▶ _STATED GOAL_
Copy out the lines of the records below, and only those lines, from the one with "Write the matplotlib code for this chart." through the one with "ax.patch.set_visible(False)", exactly as they appear.

▶ _Stored entries_
=-=-=-=-=

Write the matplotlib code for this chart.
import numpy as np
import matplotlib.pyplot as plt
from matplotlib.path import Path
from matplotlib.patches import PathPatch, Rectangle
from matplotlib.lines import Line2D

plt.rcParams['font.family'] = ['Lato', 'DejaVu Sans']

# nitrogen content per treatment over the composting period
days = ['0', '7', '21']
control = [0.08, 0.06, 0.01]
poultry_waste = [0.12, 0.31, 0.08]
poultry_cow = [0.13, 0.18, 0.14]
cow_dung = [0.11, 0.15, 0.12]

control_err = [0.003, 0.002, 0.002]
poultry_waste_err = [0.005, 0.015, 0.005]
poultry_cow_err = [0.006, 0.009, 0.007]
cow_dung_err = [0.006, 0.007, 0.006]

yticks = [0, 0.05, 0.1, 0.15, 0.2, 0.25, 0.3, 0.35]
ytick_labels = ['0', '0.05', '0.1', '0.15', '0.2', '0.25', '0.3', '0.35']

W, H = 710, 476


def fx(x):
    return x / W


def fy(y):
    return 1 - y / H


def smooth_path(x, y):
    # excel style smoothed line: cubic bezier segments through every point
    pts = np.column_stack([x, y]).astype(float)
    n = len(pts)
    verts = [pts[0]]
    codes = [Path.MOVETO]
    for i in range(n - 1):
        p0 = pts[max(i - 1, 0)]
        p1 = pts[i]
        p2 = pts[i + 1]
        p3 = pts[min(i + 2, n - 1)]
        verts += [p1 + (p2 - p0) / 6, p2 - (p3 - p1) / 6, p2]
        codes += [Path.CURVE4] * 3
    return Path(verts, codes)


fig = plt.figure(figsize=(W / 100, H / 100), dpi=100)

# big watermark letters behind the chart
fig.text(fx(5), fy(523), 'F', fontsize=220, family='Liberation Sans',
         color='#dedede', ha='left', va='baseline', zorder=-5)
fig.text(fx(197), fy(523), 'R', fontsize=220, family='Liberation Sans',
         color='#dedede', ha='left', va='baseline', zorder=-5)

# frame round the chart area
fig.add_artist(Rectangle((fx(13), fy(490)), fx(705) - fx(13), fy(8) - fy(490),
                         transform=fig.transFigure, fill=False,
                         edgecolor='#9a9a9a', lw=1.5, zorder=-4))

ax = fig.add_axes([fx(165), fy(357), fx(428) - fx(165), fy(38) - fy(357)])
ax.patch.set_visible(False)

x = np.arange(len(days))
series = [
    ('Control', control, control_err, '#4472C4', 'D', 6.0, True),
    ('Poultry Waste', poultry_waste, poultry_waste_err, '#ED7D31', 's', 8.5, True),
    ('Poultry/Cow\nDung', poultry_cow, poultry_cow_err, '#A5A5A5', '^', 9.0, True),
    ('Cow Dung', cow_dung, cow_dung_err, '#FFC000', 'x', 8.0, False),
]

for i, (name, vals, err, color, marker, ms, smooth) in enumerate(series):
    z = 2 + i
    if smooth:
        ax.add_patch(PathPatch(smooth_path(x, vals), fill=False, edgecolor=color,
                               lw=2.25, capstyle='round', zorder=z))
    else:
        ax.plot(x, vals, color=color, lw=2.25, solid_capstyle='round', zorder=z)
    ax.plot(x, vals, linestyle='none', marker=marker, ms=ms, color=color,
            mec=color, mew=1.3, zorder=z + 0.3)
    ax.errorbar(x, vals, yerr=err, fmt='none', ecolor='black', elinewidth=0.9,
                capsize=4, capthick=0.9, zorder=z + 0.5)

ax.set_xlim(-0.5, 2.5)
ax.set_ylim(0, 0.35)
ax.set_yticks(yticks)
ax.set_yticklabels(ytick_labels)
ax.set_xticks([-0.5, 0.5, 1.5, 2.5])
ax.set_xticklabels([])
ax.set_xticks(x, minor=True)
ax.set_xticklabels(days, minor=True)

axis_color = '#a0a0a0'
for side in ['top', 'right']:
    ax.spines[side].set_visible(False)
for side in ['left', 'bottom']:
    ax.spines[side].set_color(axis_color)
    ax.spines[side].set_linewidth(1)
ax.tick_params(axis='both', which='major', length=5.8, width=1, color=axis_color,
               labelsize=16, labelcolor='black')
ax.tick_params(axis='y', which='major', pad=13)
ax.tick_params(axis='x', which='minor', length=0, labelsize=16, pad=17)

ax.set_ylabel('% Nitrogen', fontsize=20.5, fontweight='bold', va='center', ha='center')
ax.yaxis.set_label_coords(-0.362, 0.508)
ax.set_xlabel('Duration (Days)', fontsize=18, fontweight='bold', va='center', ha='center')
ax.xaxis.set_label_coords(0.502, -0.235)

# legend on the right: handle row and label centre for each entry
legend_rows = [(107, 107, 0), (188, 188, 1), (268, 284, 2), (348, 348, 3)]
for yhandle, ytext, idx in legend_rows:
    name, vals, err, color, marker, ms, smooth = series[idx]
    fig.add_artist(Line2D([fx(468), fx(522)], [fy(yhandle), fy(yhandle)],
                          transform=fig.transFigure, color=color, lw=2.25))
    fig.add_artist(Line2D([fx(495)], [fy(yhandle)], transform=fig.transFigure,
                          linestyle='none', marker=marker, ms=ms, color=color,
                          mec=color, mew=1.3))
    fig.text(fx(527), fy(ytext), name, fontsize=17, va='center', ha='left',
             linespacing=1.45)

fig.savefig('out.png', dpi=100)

=-=-=-=-=

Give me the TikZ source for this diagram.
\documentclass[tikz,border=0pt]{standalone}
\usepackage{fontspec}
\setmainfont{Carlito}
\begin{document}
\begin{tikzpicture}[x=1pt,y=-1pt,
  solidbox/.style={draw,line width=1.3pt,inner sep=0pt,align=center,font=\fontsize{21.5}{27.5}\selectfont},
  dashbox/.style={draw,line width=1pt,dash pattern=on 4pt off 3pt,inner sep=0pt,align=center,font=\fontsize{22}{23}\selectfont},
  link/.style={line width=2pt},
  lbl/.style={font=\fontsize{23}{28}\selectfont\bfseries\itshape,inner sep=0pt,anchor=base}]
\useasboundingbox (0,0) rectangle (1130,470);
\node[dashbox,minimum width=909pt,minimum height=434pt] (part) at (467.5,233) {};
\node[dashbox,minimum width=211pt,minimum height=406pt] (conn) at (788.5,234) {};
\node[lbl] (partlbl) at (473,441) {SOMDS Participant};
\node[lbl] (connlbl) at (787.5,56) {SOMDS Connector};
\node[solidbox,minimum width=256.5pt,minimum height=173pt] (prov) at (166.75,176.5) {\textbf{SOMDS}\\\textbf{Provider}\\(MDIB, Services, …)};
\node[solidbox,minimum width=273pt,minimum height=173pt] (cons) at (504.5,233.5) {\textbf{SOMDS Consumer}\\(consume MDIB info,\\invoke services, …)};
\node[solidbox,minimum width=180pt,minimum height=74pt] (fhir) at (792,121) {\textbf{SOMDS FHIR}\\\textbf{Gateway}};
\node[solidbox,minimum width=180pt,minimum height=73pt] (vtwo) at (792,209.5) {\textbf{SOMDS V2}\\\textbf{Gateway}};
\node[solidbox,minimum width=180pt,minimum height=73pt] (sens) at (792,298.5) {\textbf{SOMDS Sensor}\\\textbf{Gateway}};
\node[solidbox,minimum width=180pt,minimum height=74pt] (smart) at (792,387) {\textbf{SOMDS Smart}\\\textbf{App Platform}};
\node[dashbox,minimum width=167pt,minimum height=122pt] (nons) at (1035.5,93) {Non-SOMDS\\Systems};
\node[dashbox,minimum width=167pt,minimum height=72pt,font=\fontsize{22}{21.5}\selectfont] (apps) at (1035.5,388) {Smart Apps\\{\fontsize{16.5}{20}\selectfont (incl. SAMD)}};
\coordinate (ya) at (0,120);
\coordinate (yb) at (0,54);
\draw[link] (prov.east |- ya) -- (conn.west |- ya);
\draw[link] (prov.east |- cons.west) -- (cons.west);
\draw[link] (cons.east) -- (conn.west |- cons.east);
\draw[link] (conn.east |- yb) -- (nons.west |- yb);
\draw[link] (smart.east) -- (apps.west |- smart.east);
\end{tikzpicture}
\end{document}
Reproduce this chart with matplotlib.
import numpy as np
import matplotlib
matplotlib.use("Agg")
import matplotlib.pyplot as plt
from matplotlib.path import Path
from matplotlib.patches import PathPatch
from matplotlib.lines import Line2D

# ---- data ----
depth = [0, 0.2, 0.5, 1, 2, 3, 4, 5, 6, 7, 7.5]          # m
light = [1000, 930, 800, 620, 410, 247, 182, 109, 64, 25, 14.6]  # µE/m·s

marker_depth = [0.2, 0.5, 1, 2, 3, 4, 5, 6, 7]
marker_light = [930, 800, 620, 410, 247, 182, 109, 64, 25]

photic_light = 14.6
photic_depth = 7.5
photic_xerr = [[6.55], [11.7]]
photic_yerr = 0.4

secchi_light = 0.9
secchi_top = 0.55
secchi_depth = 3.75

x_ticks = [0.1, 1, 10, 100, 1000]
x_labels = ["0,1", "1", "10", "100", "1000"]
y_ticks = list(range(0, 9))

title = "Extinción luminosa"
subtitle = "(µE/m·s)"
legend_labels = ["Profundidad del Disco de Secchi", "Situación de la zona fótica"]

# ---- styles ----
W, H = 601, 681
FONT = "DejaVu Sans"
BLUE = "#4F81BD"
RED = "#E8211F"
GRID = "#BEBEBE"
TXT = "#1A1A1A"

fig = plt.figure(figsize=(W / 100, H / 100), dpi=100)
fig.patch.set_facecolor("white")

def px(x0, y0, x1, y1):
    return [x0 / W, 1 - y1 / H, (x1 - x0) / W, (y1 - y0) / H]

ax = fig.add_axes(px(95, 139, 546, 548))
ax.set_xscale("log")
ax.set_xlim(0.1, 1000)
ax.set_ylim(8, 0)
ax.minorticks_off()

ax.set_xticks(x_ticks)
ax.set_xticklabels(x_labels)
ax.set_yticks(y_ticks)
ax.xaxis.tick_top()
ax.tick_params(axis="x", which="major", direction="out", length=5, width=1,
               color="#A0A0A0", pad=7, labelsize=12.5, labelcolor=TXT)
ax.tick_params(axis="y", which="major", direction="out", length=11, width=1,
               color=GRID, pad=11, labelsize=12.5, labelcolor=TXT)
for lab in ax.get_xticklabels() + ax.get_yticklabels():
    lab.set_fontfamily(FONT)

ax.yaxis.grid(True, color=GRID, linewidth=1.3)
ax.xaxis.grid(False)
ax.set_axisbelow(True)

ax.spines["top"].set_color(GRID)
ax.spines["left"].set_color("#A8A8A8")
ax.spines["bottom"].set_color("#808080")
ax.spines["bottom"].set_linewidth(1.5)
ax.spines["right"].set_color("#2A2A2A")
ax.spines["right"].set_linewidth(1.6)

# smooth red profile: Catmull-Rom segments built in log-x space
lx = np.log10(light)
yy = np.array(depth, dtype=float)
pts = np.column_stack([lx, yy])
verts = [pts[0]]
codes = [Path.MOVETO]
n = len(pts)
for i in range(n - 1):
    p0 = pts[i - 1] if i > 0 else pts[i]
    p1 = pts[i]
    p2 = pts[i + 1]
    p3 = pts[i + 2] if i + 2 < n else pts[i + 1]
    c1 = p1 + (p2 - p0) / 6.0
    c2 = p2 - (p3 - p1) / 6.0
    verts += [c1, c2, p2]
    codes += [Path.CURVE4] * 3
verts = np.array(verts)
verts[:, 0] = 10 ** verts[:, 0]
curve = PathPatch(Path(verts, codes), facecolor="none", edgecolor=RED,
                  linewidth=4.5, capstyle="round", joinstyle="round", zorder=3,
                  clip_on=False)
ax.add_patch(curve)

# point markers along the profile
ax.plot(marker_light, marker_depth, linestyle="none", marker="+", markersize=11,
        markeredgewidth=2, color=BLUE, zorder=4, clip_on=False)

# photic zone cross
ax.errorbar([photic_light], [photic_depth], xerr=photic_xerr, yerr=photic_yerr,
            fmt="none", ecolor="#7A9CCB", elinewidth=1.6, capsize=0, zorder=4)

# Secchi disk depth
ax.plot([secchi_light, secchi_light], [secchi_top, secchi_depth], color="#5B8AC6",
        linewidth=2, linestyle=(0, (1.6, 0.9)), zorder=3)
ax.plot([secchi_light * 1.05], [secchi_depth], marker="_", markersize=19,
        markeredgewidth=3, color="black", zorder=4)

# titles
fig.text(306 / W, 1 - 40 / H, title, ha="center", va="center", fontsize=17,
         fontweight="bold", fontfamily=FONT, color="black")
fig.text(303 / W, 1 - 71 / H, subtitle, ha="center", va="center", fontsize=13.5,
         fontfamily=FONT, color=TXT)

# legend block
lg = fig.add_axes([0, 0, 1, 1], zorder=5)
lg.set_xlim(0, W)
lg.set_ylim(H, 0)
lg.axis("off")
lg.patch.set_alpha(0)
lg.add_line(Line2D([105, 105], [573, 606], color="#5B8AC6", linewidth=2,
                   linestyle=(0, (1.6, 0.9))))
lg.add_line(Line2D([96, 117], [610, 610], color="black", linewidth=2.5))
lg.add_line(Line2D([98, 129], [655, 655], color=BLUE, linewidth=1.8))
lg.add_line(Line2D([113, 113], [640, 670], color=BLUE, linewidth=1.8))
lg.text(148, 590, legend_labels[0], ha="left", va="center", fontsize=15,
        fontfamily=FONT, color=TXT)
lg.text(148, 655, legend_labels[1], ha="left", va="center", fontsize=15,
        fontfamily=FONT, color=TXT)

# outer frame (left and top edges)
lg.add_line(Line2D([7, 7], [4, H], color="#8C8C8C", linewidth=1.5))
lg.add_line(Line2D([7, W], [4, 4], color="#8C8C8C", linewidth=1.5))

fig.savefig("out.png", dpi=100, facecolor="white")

=-=-=-=-=

▶ _FULL SOLUTION_
Write the matplotlib code for this chart.
import numpy as np
import matplotlib.pyplot as plt
from matplotlib.path import Path
from matplotlib.patches import PathPatch, Rectangle
from matplotlib.lines import Line2D

plt.rcParams['font.family'] = ['Lato', 'DejaVu Sans']

# nitrogen content per treatment over the composting period
days = ['0', '7', '21']
control = [0.08, 0.06, 0.01]
poultry_waste = [0.12, 0.31, 0.08]
poultry_cow = [0.13, 0.18, 0.14]
cow_dung = [0.11, 0.15, 0.12]

control_err = [0.003, 0.002, 0.002]
poultry_waste_err = [0.005, 0.015, 0.005]
poultry_cow_err = [0.006, 0.009, 0.007]
cow_dung_err = [0.006, 0.007, 0.006]

yticks = [0, 0.05, 0.1, 0.15, 0.2, 0.25, 0.3, 0.35]
ytick_labels = ['0', '0.05', '0.1', '0.15', '0.2', '0.25', '0.3', '0.35']

W, H = 710, 476


def fx(x):
    return x / W


def fy(y):
    return 1 - y / H


def smooth_path(x, y):
    # excel style smoothed line: cubic bezier segments through every point
    pts = np.column_stack([x, y]).astype(float)
    n = len(pts)
    verts = [pts[0]]
    codes = [Path.MOVETO]
    for i in range(n - 1):
        p0 = pts[max(i - 1, 0)]
        p1 = pts[i]
        p2 = pts[i + 1]
        p3 = pts[min(i + 2, n - 1)]
        verts += [p1 + (p2 - p0) / 6, p2 - (p3 - p1) / 6, p2]
        codes += [Path.CURVE4] * 3
    return Path(verts, codes)


fig = plt.figure(figsize=(W / 100, H / 100), dpi=100)

# big watermark letters behind the chart
fig.text(fx(5), fy(523), 'F', fontsize=220, family='Liberation Sans',
         color='#dedede', ha='left', va='baseline', zorder=-5)
fig.text(fx(197), fy(523), 'R', fontsize=220, family='Liberation Sans',
         color='#dedede', ha='left', va='baseline', zorder=-5)

# frame round the chart area
fig.add_artist(Rectangle((fx(13), fy(490)), fx(705) - fx(13), fy(8) - fy(490),
                         transform=fig.transFigure, fill=False,
                         edgecolor='#9a9a9a', lw=1.5, zorder=-4))

ax = fig.add_axes([fx(165), fy(357), fx(428) - fx(165), fy(38) - fy(357)])
ax.patch.set_visible(False)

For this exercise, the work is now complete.